Every conversation seems to eventually slip into mutually embarrassing questions about what we’re doing in Iraq. To anyone growing up in the shadows of flakterms, war is a futility one needn’t have personally experienced to choose to avoid. Our friends wonder how we’d ever extract ourselves from Middle Eastern quicksand, and I share their dismay.

Our distant cousins, left behind when we went to invent a new world, fear for us. They watch in dismay as we fall into the same traps our common ancestors stumbled into, and are genuinely concerned at the long shadows our modern, virtual flakterms will cast on future generations who will want nothing more than a walk in a well-tended garden on a frosty Sunday morning.
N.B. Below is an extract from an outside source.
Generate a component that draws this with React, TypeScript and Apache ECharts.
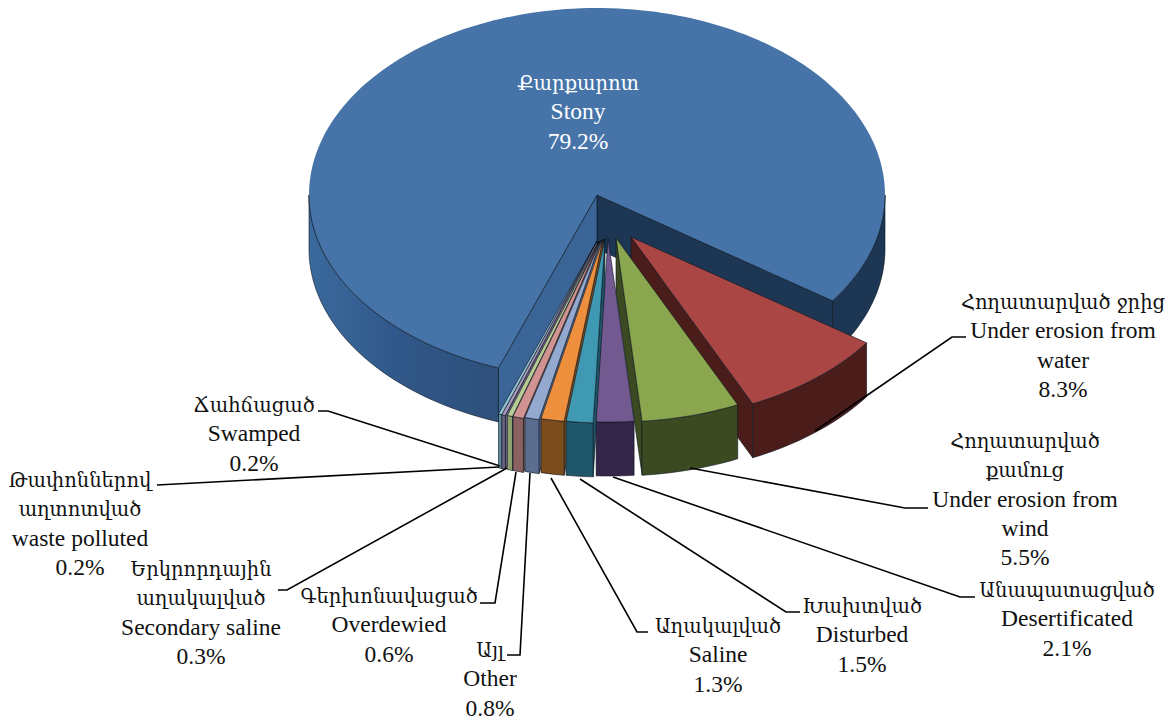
import React, { useEffect, useRef } from "react";
import * as echarts from "echarts";

const categories = ["Stony", "Under erosion from water", "Under erosion from wind", "Desertificated", "Disturbed", "Saline", "Other", "Overdewied", "Secondary saline", "waste polluted", "Swamped"];
const shares = [79.2, 8.3, 5.5, 2.1, 1.5, 1.3, 0.8, 0.6, 0.3, 0.2, 0.2];
const armenianLines = [["Քարքարոտ"], ["Հողատարված ջրից"], ["Հողատարված", "քամուց"], ["Անապատացված"], ["Խախտված"], ["Աղակալված"], ["Այլ"], ["Գերխոնավացած"], ["Երկրորդային", "աղակալված"], ["Թափոններով", "աղտոտված"], ["Ճահճացած"]];
const englishLines = [["Stony"], ["Under erosion from", "water"], ["Under erosion from", "wind"], ["Desertificated"], ["Disturbed"], ["Saline"], ["Other"], ["Overdewied"], ["Secondary saline"], ["waste polluted"], ["Swamped"]];

// layout and styling
const topColors = ["#4674a9", "#aa4744", "#8aa64f", "#72598f", "#4099b3", "#ee8f3e", "#93a9cf", "#d19392", "#b9cd96", "#a99bbd", "#92c3d4"];
const sideColors = ["#1c3654", "#4a1c1a", "#3c4a22", "#33264a", "#1f5669", "#7d4c1d", "#5b6e90", "#8a6060", "#8ea271", "#6f6385", "#5f8a99"];
const apexes = [[597, 195], [631, 237], [616, 238], [608, 238], [605, 239], [603, 239], [601, 240], [599.5, 241], [599, 241], [597, 241], [597, 241]];
const labelAnchors = [[578, 83], [1063, 302], [1025, 441], [1067, 590], [862, 606], [718, 626], [490, 650], [389, 596], [201, 569], [80, 480], [254, 405]];
const leaders = [null, [[815, 431], [952, 337], [966, 337]], [[690, 468], [905, 508], [928, 508]], [[613, 477], [960, 597], [975, 597]], [[580, 479], [786, 612], [800, 612]], [[551, 478], [637, 632], [648, 632]], [[530, 473], [520, 655], [507, 655]], [[516, 472], [495, 603], [480, 603]], [[507, 468], [287, 590], [278, 590]], [[499, 467], [157, 485], [157, 485]], [[500, 466], [328, 411], [318, 411]]];
const drawOrder = [0, 1, 2, 10, 9, 8, 7, 6, 5, 4, 3];
const RX = 288, RY_FAR = 187, RY_NEAR = 184, DEPTH = 54, START = 110;
const LINE = 29.3;
const rad = Math.PI / 180;

function arc(cx: number, cy: number, a0: number, a1: number) {
  const pts: number[][] = [];
  const n = Math.max(2, Math.ceil(Math.abs(a1 - a0) / 1.5));
  for (let i = 0; i <= n; i++) {
    const a = (a0 + ((a1 - a0) * i) / n) * rad;
    const s = Math.sin(a);
    pts.push([cx + RX * Math.cos(a), cy + (s > 0 ? RY_NEAR : RY_FAR) * s]);
  }
  return pts;
}

const edge = { stroke: "rgba(10,20,30,0.75)", lineWidth: 0.8 };

function renderItem(_: any, api: any) {
  const idx = api.value(0);
  const a0 = api.value(1);
  const a1 = a0 + (api.value(2) / 100) * 360;
  const [cx, cy] = apexes[idx];
  const side = sideColors[idx];
  const children: any[] = [];
  const poly = (points: number[][], fill: any) => children.push({ type: "polygon", shape: { points }, style: { fill, ...edge } });
  const band = (rim: number[][]) => [...rim, ...rim.slice().reverse().map((p) => [p[0], p[1] + DEPTH])];
  const cut = (a: number, fill: any) => {
    const [tip] = arc(cx, cy, a, a + 1);
    poly([[cx, cy], tip, [tip[0], tip[1] + DEPTH], [cx, cy + DEPTH]], fill);
  };
  if (idx === 0) {
    cut(a1, side);
    cut(a0, "#3a6596");
    poly(band(arc(cx, cy, a0, 180)), new echarts.graphic.LinearGradient(1, 0, 0, 0, [{ offset: 0, color: "#2e507a" }, { offset: 0.55, color: "#31588a" }, { offset: 1, color: "#3b6a9d" }]));
    poly(band(arc(cx, cy, 360, a1)), side);
    children.push({ type: "polygon", shape: { points: [[cx, cy], ...arc(cx, cy, a0, a1)] }, style: { fill: topColors[0], stroke: "none" } });
    children.push({ type: "polyline", shape: { points: arc(cx, cy, a0, 180) }, style: { fill: "none", ...edge } });
    children.push({ type: "polyline", shape: { points: [...arc(cx, cy, 360, a1), [cx, cy], arc(cx, cy, a0, a0 + 1)[0]] }, style: { fill: "none", ...edge } });
  } else {
    if (a1 % 360 < 90) cut(a1, side);
    if (a0 % 360 > 90) cut(a0, side);
    poly(band(arc(cx, cy, a0, a1)), side);
    poly([[cx, cy], ...arc(cx, cy, a0, a1)], topColors[idx]);
  }
  return { type: "group", children };
}

function buildGraphics() {
  const els: any[] = [];
  leaders.forEach((pts) => {
    if (pts) els.push({ type: "polyline", z: 5, shape: { points: pts }, style: { stroke: "#000", lineWidth: 1.6, fill: "none" } });
  });
  categories.forEach((_, i) => {
    const [x, y0] = labelAnchors[i];
    const color = i === 0 ? "#ffffff" : "#111111";
    const lines = [
      ...armenianLines[i].map((t) => ({ t, font: '"DejaVu Serif"', size: 19.5, dy: 0 })),
      ...englishLines[i].map((t) => ({ t, font: '"Liberation Serif"', size: 23.5, dy: -1 })),
      { t: shares[i].toFixed(1) + "%", font: '"Liberation Serif"', size: 23.5, dy: -1 },
    ];
    lines.forEach((l, k) => {
      els.push({
        type: "text", z: 6, x, y: y0 + k * LINE + l.dy,
        style: { text: l.t, fontFamily: l.font, fontSize: l.size, fill: color, align: "center", verticalAlign: "middle" },
      });
    });
  });
  return els;
}

export default function App() {
  const ref = useRef<HTMLDivElement>(null);
  useEffect(() => {
    const chart = echarts.init(ref.current!, null, { renderer: "svg" });
    const starts: number[] = [];
    let acc = START;
    shares.forEach((v) => { starts.push(acc); acc += (v / 100) * 360; });
    const rows = drawOrder.map((i) => [i, starts[i], shares[i]]);
    chart.setOption({
      animation: false,
      backgroundColor: "#ffffff",
      series: [{ type: "custom", coordinateSystem: "none", silent: true, renderItem, data: rows }],
      graphic: buildGraphics(),
    });
    return () => chart.dispose();
  }, []);
  return <div ref={ref} style={{ position: "fixed", left: 0, top: 0, width: 1171, height: 721 }} />;
}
Travel, the old adage claims, broadens one. It broadens by highlighting the narrowness of parochial perspective. We still have a lot to learn from each other, if we can respect differing opinions to actually learn from each other. Our differences make us so much the same that we dare not dismiss each other now.

We are not the ugly Americans they too easily expect us to be. They are no longer the war-ravaged refugees our Marshal Plan revived. These facts become obvious over something as personal as coffee and strudel shared in a smoky Viennese coffeehouse. They’ve left the Intensive Care Unit of international relations and stand quite proudly upon what they are building with their own hands. And we are no longer the Daddy Warbucks they relied upon in the past. Neither of us seem sure who the other is now.

Any visit to Europe is a step into history and tradition so present that it colors everything. From the cobblestone streets to the ancient cathedrals, the new Europe stands on the shoulders of its past. Just like us.

I will return from this visit reminded of this simple fact. No one escapes from their past and our present is destined to be our future’s foundation. We can securely stand only upon sturdy shoulders. It’s up to each of us to deeply consider our future while we construct our present because the towers we build today will not be easily torn down then. What keeps us feeling secure today might well cast long shadows over our children and their children’s children long after whatever threatens us has gone.